Pati, Gatra.com - Penggusuran kawasan lokalisasi Lorok Indah (LI) Kabupaten Pati, Jawa Tengah menuai polemik. Pasalnya, dari sebanyak 70-an bangunan liar yang ditertibkan, menyisakan satu bangunan yang disebut dijadikan sebagai pondok pesantren.
Gedung itu tak lain adalah eks-Kafe Permata milik Zainal Musyafak yang kemudian diwakafkan kepada KH Nuril Arifin (Gus Nuril) untuk dijadikan Pondok Yayasan An-Nuriyah Soko Tunggal. Bangunan itu berdiri di lahan seluas 5.000 meter persegi dan terletak di kawasan LI bagian selatan.
Sebelumnya sempat terjadi perlawanan dalam proses eksekusi yang digelar pada Kamis (3/2) lalu.
Bupati Pati Haryanto mengatakan, bakal tetap menertibkan bangunan yang diklaim sebagai pesantren tersebut. Hanya saja, untuk jadwalnya menunggu hasil rapat koordinasi dengan pihak-pihak terkait.
Terlebih disebutkannya, berdasarkan data dari Kantor Kementerian Agama (Kemenag) Pati, pesantren itu belum berizin. Demikian pula, perwakafannya juga tidak terdaftar secara administratif.
"Sisa bangunan. Saya sudah koordinasikan dengan berbagai pihak. Banyak juga masukkan dari penghuni LI sendiri. Jadi pembongkaran tidak tebang pilih. Sebab ini merupakan pembongkaran bangunan liar, yang dipergunakan untuk prostitusi, tidak berizin usaha, dan ada di lahan pertanian berkelanjutan," ujarnya, Rabu (16/2).

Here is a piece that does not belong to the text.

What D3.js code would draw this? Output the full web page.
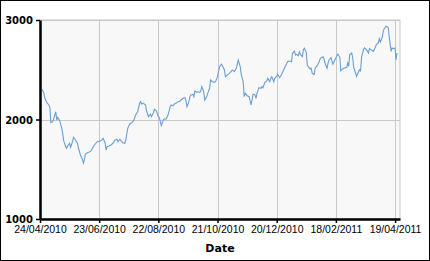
<!DOCTYPE html>
<html>
<head>
<meta charset="utf-8">
<script src="https://d3js.org/d3.v7.min.js"></script>
<style>
  body { margin: 0; background: #fff; }
  .y-axis text { font: bold 10px "DejaVu Sans", sans-serif; }
  .x-axis text { font: 10.5px "Liberation Sans", Arial, sans-serif; }
</style>
</head>
<body>
<div id="chart"></div>
<script>
// data
const dates = [
  "2010-04-26","2010-04-28","2010-04-29","2010-05-01","2010-05-03","2010-05-04","2010-05-05","2010-05-07","2010-05-08","2010-05-10",
  "2010-05-11","2010-05-12","2010-05-14","2010-05-16","2010-05-17","2010-05-18","2010-05-20","2010-05-21","2010-05-22","2010-05-24",
  "2010-05-25","2010-05-27","2010-05-28","2010-05-30","2010-06-01","2010-06-02","2010-06-04","2010-06-06","2010-06-07","2010-06-08",
  "2010-06-09","2010-06-11","2010-06-13","2010-06-15","2010-06-17","2010-06-19","2010-06-21","2010-06-25","2010-06-27","2010-06-29",
  "2010-06-30","2010-07-01","2010-07-03","2010-07-05","2010-07-07","2010-07-09","2010-07-11","2010-07-12","2010-07-14","2010-07-15",
  "2010-07-17","2010-07-19","2010-07-20","2010-07-22","2010-07-24","2010-07-26","2010-07-28","2010-07-30","2010-07-31","2010-08-01",
  "2010-08-03","2010-08-04","2010-08-05","2010-08-07","2010-08-09","2010-08-10","2010-08-12","2010-08-14","2010-08-15","2010-08-17",
  "2010-08-18","2010-08-20","2010-08-22","2010-08-23","2010-08-25","2010-08-27","2010-08-28","2010-08-30","2010-09-01","2010-09-03",
  "2010-09-04","2010-09-06","2010-09-08","2010-09-09","2010-09-11","2010-09-13","2010-09-14","2010-09-16","2010-09-18","2010-09-19",
  "2010-09-20","2010-09-22","2010-09-23","2010-09-24","2010-09-26","2010-09-27","2010-09-28","2010-09-30","2010-10-01","2010-10-03",
  "2010-10-04","2010-10-05","2010-10-07","2010-10-08","2010-10-10","2010-10-11","2010-10-13","2010-10-14","2010-10-15","2010-10-17",
  "2010-10-18","2010-10-19","2010-10-21","2010-10-23","2010-10-25","2010-10-26","2010-10-28","2010-10-29","2010-10-31","2010-11-02",
  "2010-11-04","2010-11-05","2010-11-07","2010-11-09","2010-11-10","2010-11-11","2010-11-13","2010-11-14","2010-11-16","2010-11-17",
  "2010-11-18","2010-11-20","2010-11-22","2010-11-24","2010-11-25","2010-11-26","2010-11-28","2010-11-29","2010-11-30","2010-12-02",
  "2010-12-04","2010-12-05","2010-12-06","2010-12-08","2010-12-10","2010-12-11","2010-12-13","2010-12-14","2010-12-15","2010-12-17",
  "2010-12-18","2010-12-20","2010-12-21","2010-12-23","2010-12-25","2010-12-27","2010-12-29","2010-12-31","2011-01-02","2011-01-04",
  "2011-01-05","2011-01-07","2011-01-08","2011-01-09","2011-01-11","2011-01-12","2011-01-13","2011-01-15","2011-01-16","2011-01-17",
  "2011-01-19","2011-01-20","2011-01-21","2011-01-23","2011-01-24","2011-01-25","2011-01-27","2011-01-28","2011-01-30","2011-02-01",
  "2011-02-02","2011-02-03","2011-02-05","2011-02-06","2011-02-07","2011-02-09","2011-02-10","2011-02-11","2011-02-13","2011-02-14",
  "2011-02-15","2011-02-17","2011-02-18","2011-02-19","2011-02-20","2011-02-22","2011-02-23","2011-02-25","2011-02-27","2011-03-01",
  "2011-03-02","2011-03-03","2011-03-04","2011-03-06","2011-03-07","2011-03-08","2011-03-10","2011-03-11","2011-03-12","2011-03-14",
  "2011-03-15","2011-03-16","2011-03-18","2011-03-19","2011-03-21","2011-03-23","2011-03-24","2011-03-26","2011-03-28","2011-03-30",
  "2011-03-31","2011-04-02","2011-04-03","2011-04-04","2011-04-06","2011-04-07","2011-04-08","2011-04-10","2011-04-12","2011-04-13",
  "2011-04-15","2011-04-16","2011-04-17","2011-04-19","2011-04-20","2011-04-21"
];
const values = [
  2304,2263,2213,2169,2146,2123,1968,1978,2012,2078,
  1995,2022,1988,1912,1861,1787,1727,1711,1734,1761,
  1721,1777,1821,1794,1761,1711,1643,1600,1560,1593,
  1653,1666,1673,1686,1727,1754,1777,1787,1811,1767,
  1693,1727,1734,1744,1761,1794,1801,1777,1801,1787,
  1767,1761,1794,1912,1955,1968,1988,2045,2062,2078,
  2163,2179,2156,2163,2146,2088,2028,2055,2028,2068,
  2103,2088,2028,2018,1938,1995,2005,2005,2052,2129,
  2146,2139,2163,2163,2179,2186,2196,2213,2219,2186,
  2129,2179,2229,2246,2253,2229,2286,2273,2279,2273,
  2286,2330,2279,2196,2229,2263,2314,2397,2387,2374,
  2374,2380,2430,2531,2555,2541,2498,2430,2447,2464,
  2487,2498,2480,2515,2555,2598,2531,2454,2380,2229,
  2263,2239,2229,2146,2196,2253,2246,2213,2263,2320,
  2314,2330,2320,2374,2387,2414,2380,2414,2430,2380,
  2414,2437,2454,2420,2454,2498,2541,2581,2588,2581,
  2665,2688,2648,2655,2641,2681,2655,2631,2698,2716,
  2675,2548,2531,2508,2515,2464,2454,2515,2541,2581,
  2608,2621,2631,2608,2565,2515,2565,2598,2621,2588,
  2555,2598,2621,2641,2658,2625,2490,2511,2518,2525,
  2568,2535,2651,2668,2625,2525,2467,2434,2457,2500,
  2490,2625,2702,2719,2702,2668,2712,2698,2685,2726,
  2752,2769,2812,2779,2826,2886,2913,2937,2927,2836,
  2685,2719,2712,2719,2601,2668
];
const xTickLabels = ["24/04/2010","23/06/2010","22/08/2010","21/10/2010","20/12/2010","18/02/2011","19/04/2011"];
const yTicks = [1000, 2000, 3000];
const xStart = "24/04/2010", xEnd = "24/04/2011";
const xTitle = "Date";

const W = 430, H = 261;
const margin = { top: 20, right: 30, bottom: 42, left: 40 };
const width = W - margin.left - margin.right,
      height = H - margin.top - margin.bottom;

const parseIso = d3.timeParse("%Y-%m-%d");
const parseLabel = d3.timeParse("%d/%m/%Y");
const fmt = d3.timeFormat("%d/%m/%Y");
const data = dates.map((d, i) => ({ date: parseIso(d), value: values[i] }));

const svg = d3.select("#chart").append("svg")
  .attr("width", W).attr("height", H);

// outer frame
svg.append("rect")
  .attr("x", 0.5).attr("y", 0.5)
  .attr("width", W - 1).attr("height", H - 1)
  .attr("fill", "#fff").attr("stroke", "#000");

const g = svg.append("g")
  .attr("transform", `translate(${margin.left},${margin.top})`);

const x = d3.scaleTime()
  .domain([parseLabel(xStart), parseLabel(xEnd)])
  .range([0, width]);
const y = d3.scaleLinear()
  .domain([1000, 3000])
  .range([height, 0]);

// plot background
g.append("rect")
  .attr("width", width).attr("height", height)
  .attr("fill", "#f8f8f8")
  .attr("stroke", "#c8c8c8");

// grid
g.append("g").selectAll("line")
  .data(xTickLabels.map(parseLabel))
  .join("line")
  .attr("x1", d => Math.round(x(d)) + 0.5).attr("x2", d => Math.round(x(d)) + 0.5)
  .attr("y1", 0).attr("y2", height)
  .attr("stroke", "#c8c8c8");
g.append("g").selectAll("line")
  .data(yTicks)
  .join("line")
  .attr("x1", 0).attr("x2", width)
  .attr("y1", d => Math.round(y(d)) + 0.5).attr("y2", d => Math.round(y(d)) + 0.5)
  .attr("stroke", "#c8c8c8");

// line
g.append("path")
  .datum(data)
  .attr("fill", "none")
  .attr("stroke", "#6a9ed6")
  .attr("stroke-width", 1.1)
  .attr("d", d3.line().x(d => x(d.date)).y(d => y(d.value)));

// axes
const xAxis = g.append("g")
  .attr("class", "x-axis")
  .attr("transform", `translate(0,${height})`)
  .call(d3.axisBottom(x)
    .tickValues(xTickLabels.map(parseLabel))
    .tickFormat(fmt)
    .tickSize(4).tickSizeOuter(0)
    .tickPadding(3));
xAxis.select(".domain").attr("stroke-width", 2.5);
xAxis.selectAll(".tick line").attr("stroke-width", 1.5);
xAxis.selectAll("text").attr("fill", "#000");

const yAxis = g.append("g")
  .attr("class", "y-axis")
  .call(d3.axisLeft(y)
    .tickValues(yTicks)
    .tickFormat(d3.format("d"))
    .tickSize(4).tickSizeOuter(0)
    .tickPadding(3));
yAxis.select(".domain").attr("stroke-width", 2.5);
yAxis.selectAll(".tick line").attr("stroke-width", 1.5);
yAxis.selectAll("text").attr("fill", "#000").attr("dy", "0.35em");

// axis title
g.append("text")
  .attr("x", width / 2)
  .attr("y", height + 33)
  .attr("text-anchor", "middle")
  .style("font", "bold 11px 'DejaVu Sans', sans-serif")
  .text(xTitle);
</script>
</body>
</html>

Ia juga telah memastikan jika perizinan untuk pondok pesantren di kawasan LI itu tidak terpenuhi. Sehingga bisa dikatakan tidak ada bangunan yang secara sah bisa disebut sebagai pondok pesantren di LI.
Ketua PCNU Pati, Kiai Yusuf Hasyim turut menegaskan bahwa tidak ada pondok pesantren di LI. Ia mengaku sudah melakukan kroscek di berbagai lembaga. Hasilnya, pesantren itu memang tidak berizin.
"Di seksi Ponpes Kemenag sampai saat ini tidak ada satu pun pondok yang izin operasionalnya terdaftar di LI. Begitu pula data dari RMI. Tak ada pondok di sana. Sehingga saya sampaikan kepada masyarakat, pembongkaran ini sudah benar," bebernya.
Diberitakan sebelumnya, Pengasuh Pondok Pesantren An-Nuriyah Pati, Khoirul Annas mengatakan, bangunan di kompleks itu meliputi kantor pengurus pesantren, aula, dan dua bangunan semi permanen. Meski begitu, diungkapkan jika bangunan itu nyaris dirobohkan lima unit peralatan berat, usai 70-an bangunan lain diratakan dengan tanah.
"Sebelum jam 15.00 WIB, kawan-kawan yang di sini bilang, tunggu dulu-tunggu dulu, belum ada persetujuan. Ada sekitar lima unit alat berat membongkar. Kamar santri dua lantai dirobohkan. Masih ada empat yang berdiri. Aula, dua gudang dan gedung untuk kantor sekaligus untuk menjahit," ujarnya di lokasi, Jumat (4/2).
Melihat gedung tersebut nyaris ditertibkan, Annas dan sejumlah massa pun mencoba menghadang peralatan berat tersebut. Hanya saja, proses penertiban bangunan pesantren tetap berlanjut. Proses penggusuran gedung itu baru berhenti, saat Gus Nova yang tak lain merupakan putra KH Nuril Arifin turun tangan.
"Kami ikut berlari menjaga-jaga agar tidak bentrok. Gus Nova bilang berhenti atau tidak. Alat berat pada mundur. Hingga ada bangunan yang tersisa," katanya.